Like so many modern ghost stories (from “The Amityville Horror” to several entries in the “Paranormal Activity” series), “Presence” begins with a family purchasing a new house, making a deal that seems too good to be true. After purchasing their home from a sweet-talking real estate agent (played by Julia Fox), the family — mom Rebecca (Lucy Liu), dad Chris (Chris Sullivan), son Tyler (Eddy Maday), and daughter Chloe (Callina Liang) — move in and almost immediately begin having issues that have nothing at all to do with the supernatural presence watching them. Rebecca is involved with some type of illegal financial scheme that supposedly will benefit aspiring jock Tyler, Chris is quietly investigating whether or not it makes legal sense to divorce his wife, and Chloe is lonesomely dealing with the loss of one of her best friends, Nadia, a girl in town who died after apparently overdosing.
It’s during her solitary moments that Chloe begins to become aware of the presence that seems to be fixated on her, and while initially it’s possible that the ghost may not have her best intentions at heart, with each passing encounter it seems that it’s trying to look out for her. At the very least, it appears to be agitated whenever Tyler mistreats her, or when Tyler’s friend (West Mulholland) becomes her new secret boyfriend. From this, Chloe presumes that the entity in their house may be Nadia’s spirit, attempting to either achieve revenge for what may have been her murder or, alternatively, looking to simply not be forgotten.

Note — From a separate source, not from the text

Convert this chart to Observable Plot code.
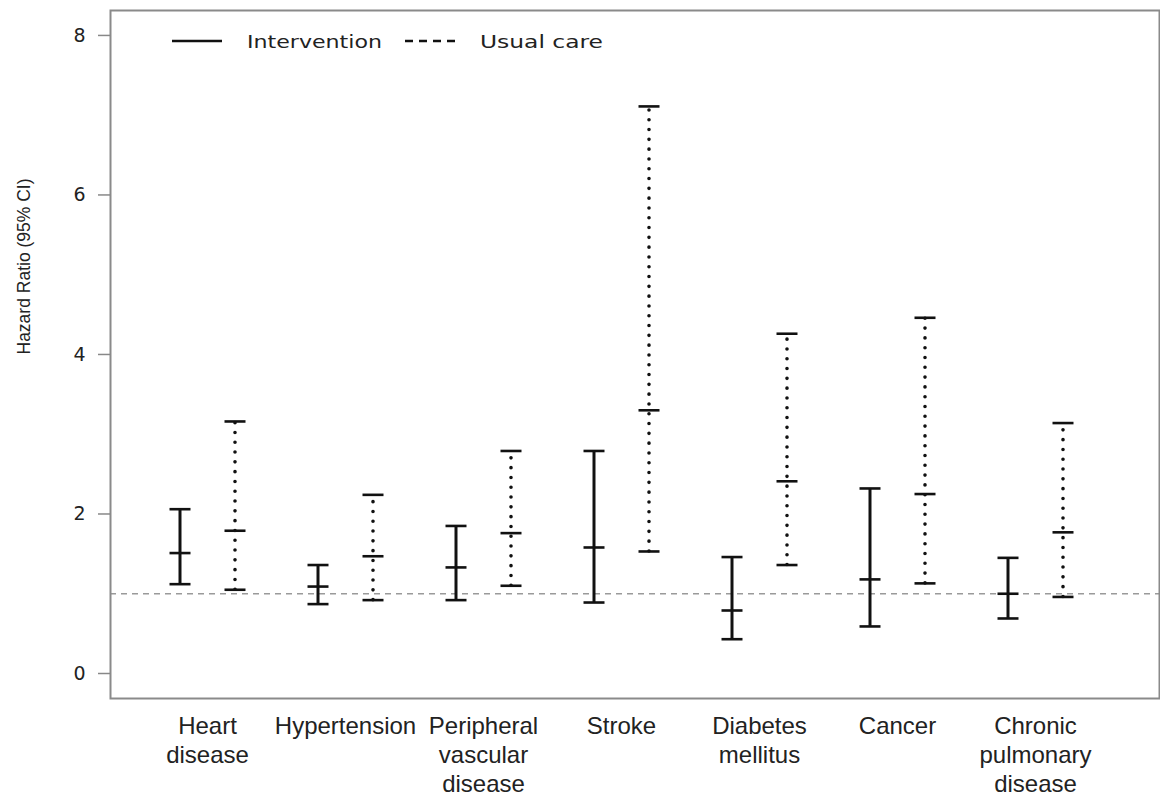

The biggest element within Soderbergh’s filmography is the notion of confession — from “Sex, Lies, and Videotape” to “Kimi” (his prior collaboration with Koepp), his films feature characters telling the audience and/or each other their deepest secrets in various ways. The central gimmick of “Presence” allows this idea of the confessional to happen naturally: of course these people are speaking and acting frankly, because they have no idea that someone is watching them. That the “someone” is both a presence within the film and without it — i.e. us audience members — is something Soderbergh seems cognizant of throughout, and he blurs the lines between participant and viewer in a way that feels thrillingly Nouvelle Vague.